By all means, let's have a debate on this whole notion of whether to ban or tax plastic bags [“Heading off debate on bag bans & taxes,” Sept. 8 Viewpoint]. Yes, plastic bags are everywhere because they perform a desired function at a good price. And while it pains me to see them as litter, it's we the people who do the littering, and we must all act responsibly.
You say, “To date, we have not seen a proposal to tax or ban bags that we can support.” I should hope not! There is decidedly no proposal to tax or ban bags that would make any sense to me. Furthermore, your point that “charging the public a fee for something they now get for free would cut consumption. And that's not all bad” strikes me as feckless.
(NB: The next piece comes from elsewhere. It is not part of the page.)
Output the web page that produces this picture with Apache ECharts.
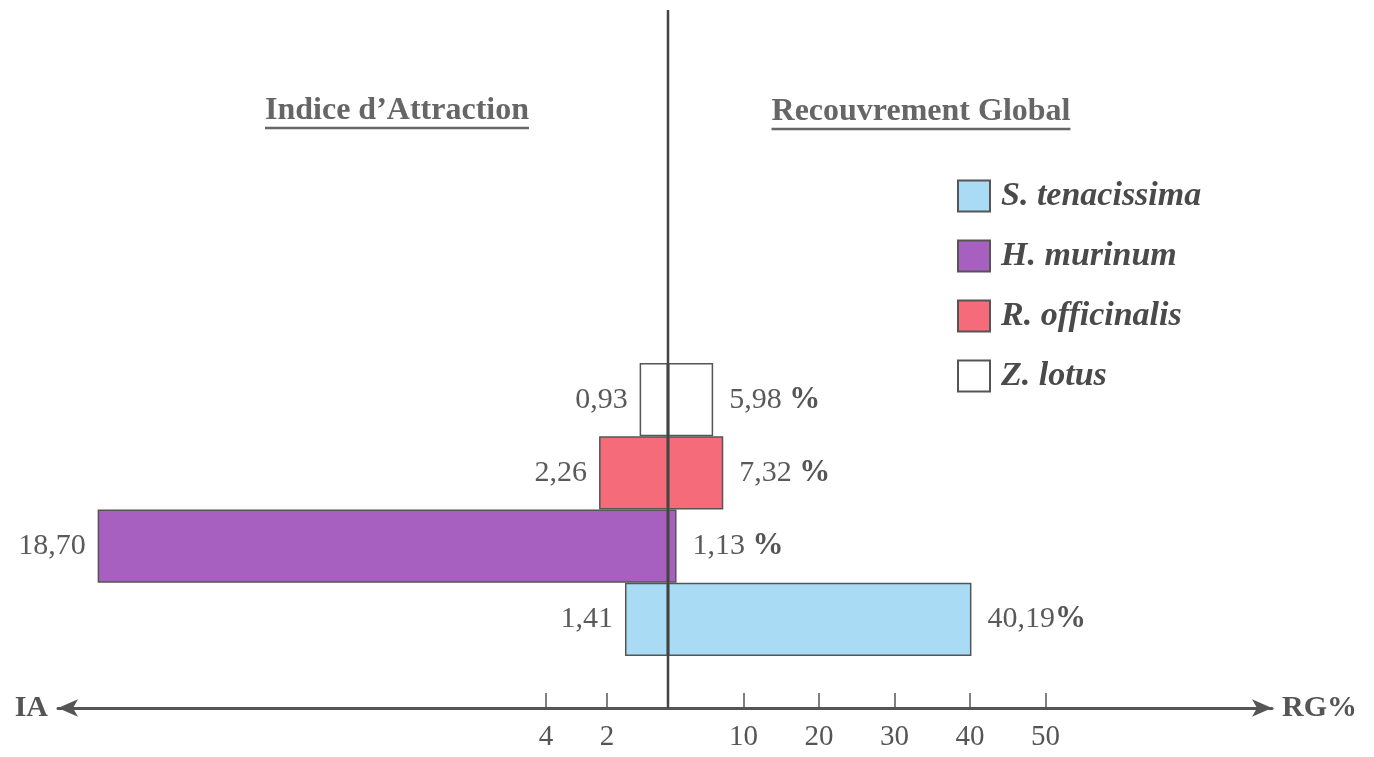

First of all, plastic bags are not “free,” but a part of the total package or product offering, and secondly, a drop in consumption may indeed be “bad” for the general good of the public. Something will replace the plastic bag with its own set of functional, economic, social and environmental factors. Suppliers and consumers should be free to make their choices without intrusive governmental fiat.
Clearly, there are those who would want to tax a successful product to inflate its price and thereby discourage consumption. And some would eagerly jump at the chance of assessing a user fee to transfer money from the public pocket to government coffers. But let's not give them the noose to hang the plastic bag industry and its customers by suggesting that a “success tax” has any merit.